**DATA RECORDS:**

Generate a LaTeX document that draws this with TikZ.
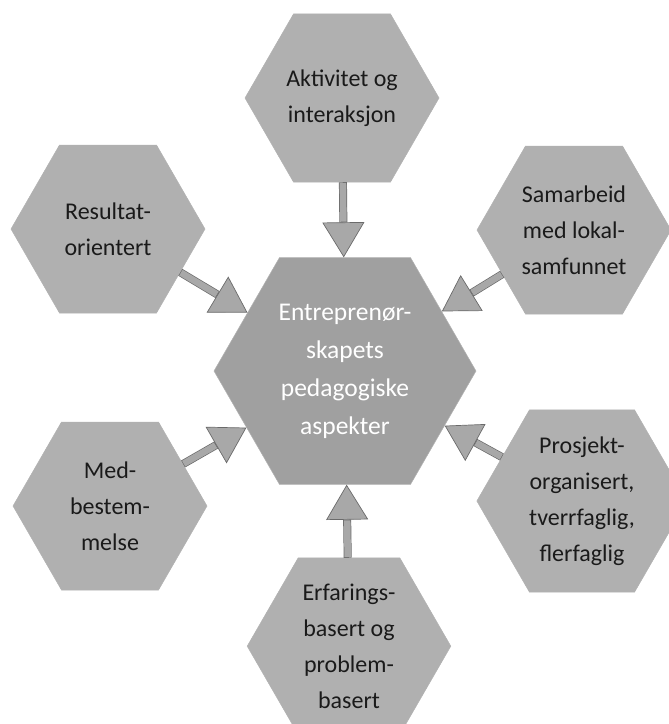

==

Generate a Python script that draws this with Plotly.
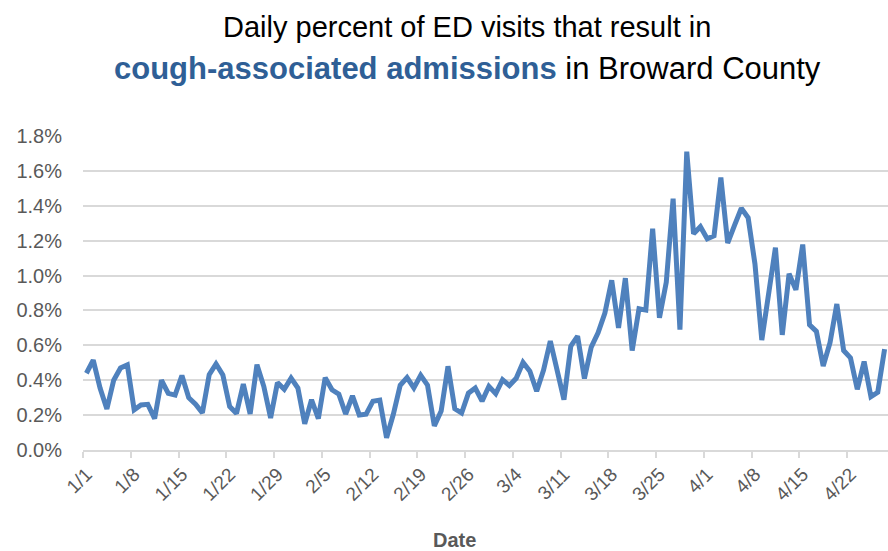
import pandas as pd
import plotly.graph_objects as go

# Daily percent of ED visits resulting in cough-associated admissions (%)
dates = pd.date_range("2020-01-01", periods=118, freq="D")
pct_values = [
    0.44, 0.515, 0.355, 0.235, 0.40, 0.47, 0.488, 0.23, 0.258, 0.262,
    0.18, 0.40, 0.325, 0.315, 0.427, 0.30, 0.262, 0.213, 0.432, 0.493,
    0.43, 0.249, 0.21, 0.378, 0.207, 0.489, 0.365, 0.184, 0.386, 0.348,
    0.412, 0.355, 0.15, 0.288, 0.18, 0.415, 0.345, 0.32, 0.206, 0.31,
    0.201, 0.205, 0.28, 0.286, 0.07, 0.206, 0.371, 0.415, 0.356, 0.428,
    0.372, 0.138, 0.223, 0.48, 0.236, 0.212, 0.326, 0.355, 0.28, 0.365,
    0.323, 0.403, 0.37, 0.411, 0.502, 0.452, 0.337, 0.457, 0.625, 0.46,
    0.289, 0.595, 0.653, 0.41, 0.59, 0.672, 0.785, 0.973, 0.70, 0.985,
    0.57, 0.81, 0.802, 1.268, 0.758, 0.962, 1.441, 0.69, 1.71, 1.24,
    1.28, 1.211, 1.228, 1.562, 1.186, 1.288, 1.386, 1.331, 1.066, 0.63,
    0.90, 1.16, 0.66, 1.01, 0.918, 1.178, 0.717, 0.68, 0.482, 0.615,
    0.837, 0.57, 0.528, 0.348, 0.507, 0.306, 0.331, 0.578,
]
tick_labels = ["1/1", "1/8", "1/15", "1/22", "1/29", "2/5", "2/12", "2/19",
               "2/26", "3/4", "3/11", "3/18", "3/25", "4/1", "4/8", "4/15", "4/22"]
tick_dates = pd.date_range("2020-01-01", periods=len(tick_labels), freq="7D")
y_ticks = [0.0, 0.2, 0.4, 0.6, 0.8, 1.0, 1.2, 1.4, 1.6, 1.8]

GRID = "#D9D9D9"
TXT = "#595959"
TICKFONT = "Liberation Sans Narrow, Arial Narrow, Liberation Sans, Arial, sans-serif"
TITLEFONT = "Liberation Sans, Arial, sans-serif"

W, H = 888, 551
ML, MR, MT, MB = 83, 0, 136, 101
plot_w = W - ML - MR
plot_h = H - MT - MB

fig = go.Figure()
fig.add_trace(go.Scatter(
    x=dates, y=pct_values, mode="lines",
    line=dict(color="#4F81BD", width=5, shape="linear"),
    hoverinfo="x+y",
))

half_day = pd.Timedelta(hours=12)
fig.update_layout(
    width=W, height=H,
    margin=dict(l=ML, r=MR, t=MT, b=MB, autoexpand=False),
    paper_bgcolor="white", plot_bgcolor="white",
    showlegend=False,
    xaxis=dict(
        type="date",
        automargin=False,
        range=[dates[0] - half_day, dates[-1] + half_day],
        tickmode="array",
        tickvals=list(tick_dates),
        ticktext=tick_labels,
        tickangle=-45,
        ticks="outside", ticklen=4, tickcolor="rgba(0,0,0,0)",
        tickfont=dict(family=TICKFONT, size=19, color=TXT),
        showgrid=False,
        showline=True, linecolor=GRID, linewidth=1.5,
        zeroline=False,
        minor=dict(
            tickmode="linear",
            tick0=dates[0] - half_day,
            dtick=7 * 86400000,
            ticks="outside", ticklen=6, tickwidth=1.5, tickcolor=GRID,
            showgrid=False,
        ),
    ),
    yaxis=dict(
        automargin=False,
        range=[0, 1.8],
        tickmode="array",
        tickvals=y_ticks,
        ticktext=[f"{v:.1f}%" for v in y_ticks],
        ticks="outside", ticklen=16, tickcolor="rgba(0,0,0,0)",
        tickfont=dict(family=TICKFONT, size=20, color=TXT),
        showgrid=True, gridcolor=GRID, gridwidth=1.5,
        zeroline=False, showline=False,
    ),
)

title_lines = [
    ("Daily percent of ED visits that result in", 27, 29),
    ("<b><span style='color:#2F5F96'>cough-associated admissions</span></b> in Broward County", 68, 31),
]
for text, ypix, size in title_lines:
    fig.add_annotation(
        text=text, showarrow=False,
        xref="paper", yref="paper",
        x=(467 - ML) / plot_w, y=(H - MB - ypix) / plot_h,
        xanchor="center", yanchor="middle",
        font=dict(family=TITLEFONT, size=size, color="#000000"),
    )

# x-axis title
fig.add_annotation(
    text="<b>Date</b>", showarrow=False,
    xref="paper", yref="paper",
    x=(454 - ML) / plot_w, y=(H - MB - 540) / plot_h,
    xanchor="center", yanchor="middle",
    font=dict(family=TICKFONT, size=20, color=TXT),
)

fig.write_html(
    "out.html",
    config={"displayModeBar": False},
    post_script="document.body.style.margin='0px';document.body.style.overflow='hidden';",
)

---

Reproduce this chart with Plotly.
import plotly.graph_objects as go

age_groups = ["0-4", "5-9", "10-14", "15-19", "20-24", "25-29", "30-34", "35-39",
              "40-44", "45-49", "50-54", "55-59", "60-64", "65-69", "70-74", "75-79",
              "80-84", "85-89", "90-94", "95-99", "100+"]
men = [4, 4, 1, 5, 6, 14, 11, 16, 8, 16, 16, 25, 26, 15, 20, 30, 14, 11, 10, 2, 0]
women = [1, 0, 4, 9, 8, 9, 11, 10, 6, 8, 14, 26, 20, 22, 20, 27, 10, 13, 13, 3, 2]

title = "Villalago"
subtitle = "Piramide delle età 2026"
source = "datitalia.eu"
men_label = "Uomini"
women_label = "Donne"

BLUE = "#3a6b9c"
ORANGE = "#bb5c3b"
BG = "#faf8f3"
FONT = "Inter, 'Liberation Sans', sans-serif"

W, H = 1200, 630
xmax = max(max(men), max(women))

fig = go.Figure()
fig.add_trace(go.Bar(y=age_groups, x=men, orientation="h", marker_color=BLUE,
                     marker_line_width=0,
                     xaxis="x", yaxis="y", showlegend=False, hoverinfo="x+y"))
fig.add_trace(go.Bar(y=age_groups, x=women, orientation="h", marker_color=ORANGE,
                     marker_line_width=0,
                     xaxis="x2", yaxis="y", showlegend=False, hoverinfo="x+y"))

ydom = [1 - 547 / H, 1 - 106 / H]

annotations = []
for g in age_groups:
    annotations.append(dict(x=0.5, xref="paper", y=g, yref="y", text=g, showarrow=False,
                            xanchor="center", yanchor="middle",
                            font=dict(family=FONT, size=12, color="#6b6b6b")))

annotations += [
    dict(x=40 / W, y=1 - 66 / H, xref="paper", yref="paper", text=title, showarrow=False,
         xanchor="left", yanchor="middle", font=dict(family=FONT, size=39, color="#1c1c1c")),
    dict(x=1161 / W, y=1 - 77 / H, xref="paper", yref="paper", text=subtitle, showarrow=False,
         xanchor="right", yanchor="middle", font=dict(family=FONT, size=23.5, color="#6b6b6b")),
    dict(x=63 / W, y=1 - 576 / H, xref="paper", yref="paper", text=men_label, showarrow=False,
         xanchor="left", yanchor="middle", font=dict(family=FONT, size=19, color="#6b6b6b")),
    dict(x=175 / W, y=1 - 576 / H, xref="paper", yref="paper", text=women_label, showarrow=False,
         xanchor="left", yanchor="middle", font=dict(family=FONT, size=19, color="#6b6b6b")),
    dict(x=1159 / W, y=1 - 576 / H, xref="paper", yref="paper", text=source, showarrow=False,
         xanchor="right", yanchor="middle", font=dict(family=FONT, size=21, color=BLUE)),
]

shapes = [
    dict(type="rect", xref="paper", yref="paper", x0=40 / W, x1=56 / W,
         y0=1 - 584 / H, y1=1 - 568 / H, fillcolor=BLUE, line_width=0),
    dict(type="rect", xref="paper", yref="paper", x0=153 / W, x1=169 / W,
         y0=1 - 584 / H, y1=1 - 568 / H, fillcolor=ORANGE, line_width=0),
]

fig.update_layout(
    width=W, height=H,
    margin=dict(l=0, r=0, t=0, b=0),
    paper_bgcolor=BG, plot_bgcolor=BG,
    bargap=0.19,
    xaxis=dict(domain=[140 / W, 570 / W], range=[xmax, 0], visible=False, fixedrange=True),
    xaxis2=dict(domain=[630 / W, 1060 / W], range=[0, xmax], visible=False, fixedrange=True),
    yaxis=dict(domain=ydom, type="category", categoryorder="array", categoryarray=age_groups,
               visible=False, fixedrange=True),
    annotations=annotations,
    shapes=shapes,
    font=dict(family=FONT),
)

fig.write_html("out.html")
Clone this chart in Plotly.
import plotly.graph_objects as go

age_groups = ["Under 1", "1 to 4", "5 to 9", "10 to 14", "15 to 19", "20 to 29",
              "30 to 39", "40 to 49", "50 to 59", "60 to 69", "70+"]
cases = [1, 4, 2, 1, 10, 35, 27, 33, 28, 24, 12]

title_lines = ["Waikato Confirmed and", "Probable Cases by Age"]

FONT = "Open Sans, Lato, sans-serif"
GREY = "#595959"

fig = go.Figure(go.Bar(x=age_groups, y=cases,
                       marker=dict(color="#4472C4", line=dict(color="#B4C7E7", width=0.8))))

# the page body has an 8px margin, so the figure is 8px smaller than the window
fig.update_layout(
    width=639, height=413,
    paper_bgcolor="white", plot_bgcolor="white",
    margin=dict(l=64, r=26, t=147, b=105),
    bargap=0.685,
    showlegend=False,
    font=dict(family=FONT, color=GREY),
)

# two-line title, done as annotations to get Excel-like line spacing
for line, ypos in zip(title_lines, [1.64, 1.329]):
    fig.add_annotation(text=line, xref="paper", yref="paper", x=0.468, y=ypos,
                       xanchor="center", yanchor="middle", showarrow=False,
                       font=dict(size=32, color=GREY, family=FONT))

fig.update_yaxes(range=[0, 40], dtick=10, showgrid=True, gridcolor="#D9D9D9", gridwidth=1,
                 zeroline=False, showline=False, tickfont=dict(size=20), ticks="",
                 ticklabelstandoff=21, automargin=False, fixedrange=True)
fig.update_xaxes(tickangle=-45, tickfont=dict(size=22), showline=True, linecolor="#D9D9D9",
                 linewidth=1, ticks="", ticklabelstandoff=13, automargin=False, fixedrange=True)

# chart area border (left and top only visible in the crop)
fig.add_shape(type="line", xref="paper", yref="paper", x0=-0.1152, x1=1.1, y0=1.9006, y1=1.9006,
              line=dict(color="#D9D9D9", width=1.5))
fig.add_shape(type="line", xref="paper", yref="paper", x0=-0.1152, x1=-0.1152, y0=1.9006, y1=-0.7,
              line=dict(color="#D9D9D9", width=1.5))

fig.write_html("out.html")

**EXERCISE DIRECTIONS:**
Repeat exactly the lines above, from the line that contains "Generate a Python" down through the line that contains "1.4, 1.6, 1.8]". Include both of those lines and none of the pictures.

**CORRECT RESPONSE:**
Generate a Python script that draws this with Plotly.
import pandas as pd
import plotly.graph_objects as go

# Daily percent of ED visits resulting in cough-associated admissions (%)
dates = pd.date_range("2020-01-01", periods=118, freq="D")
pct_values = [
    0.44, 0.515, 0.355, 0.235, 0.40, 0.47, 0.488, 0.23, 0.258, 0.262,
    0.18, 0.40, 0.325, 0.315, 0.427, 0.30, 0.262, 0.213, 0.432, 0.493,
    0.43, 0.249, 0.21, 0.378, 0.207, 0.489, 0.365, 0.184, 0.386, 0.348,
    0.412, 0.355, 0.15, 0.288, 0.18, 0.415, 0.345, 0.32, 0.206, 0.31,
    0.201, 0.205, 0.28, 0.286, 0.07, 0.206, 0.371, 0.415, 0.356, 0.428,
    0.372, 0.138, 0.223, 0.48, 0.236, 0.212, 0.326, 0.355, 0.28, 0.365,
    0.323, 0.403, 0.37, 0.411, 0.502, 0.452, 0.337, 0.457, 0.625, 0.46,
    0.289, 0.595, 0.653, 0.41, 0.59, 0.672, 0.785, 0.973, 0.70, 0.985,
    0.57, 0.81, 0.802, 1.268, 0.758, 0.962, 1.441, 0.69, 1.71, 1.24,
    1.28, 1.211, 1.228, 1.562, 1.186, 1.288, 1.386, 1.331, 1.066, 0.63,
    0.90, 1.16, 0.66, 1.01, 0.918, 1.178, 0.717, 0.68, 0.482, 0.615,
    0.837, 0.57, 0.528, 0.348, 0.507, 0.306, 0.331, 0.578,
]
tick_labels = ["1/1", "1/8", "1/15", "1/22", "1/29", "2/5", "2/12", "2/19",
               "2/26", "3/4", "3/11", "3/18", "3/25", "4/1", "4/8", "4/15", "4/22"]
tick_dates = pd.date_range("2020-01-01", periods=len(tick_labels), freq="7D")
y_ticks = [0.0, 0.2, 0.4, 0.6, 0.8, 1.0, 1.2, 1.4, 1.6, 1.8]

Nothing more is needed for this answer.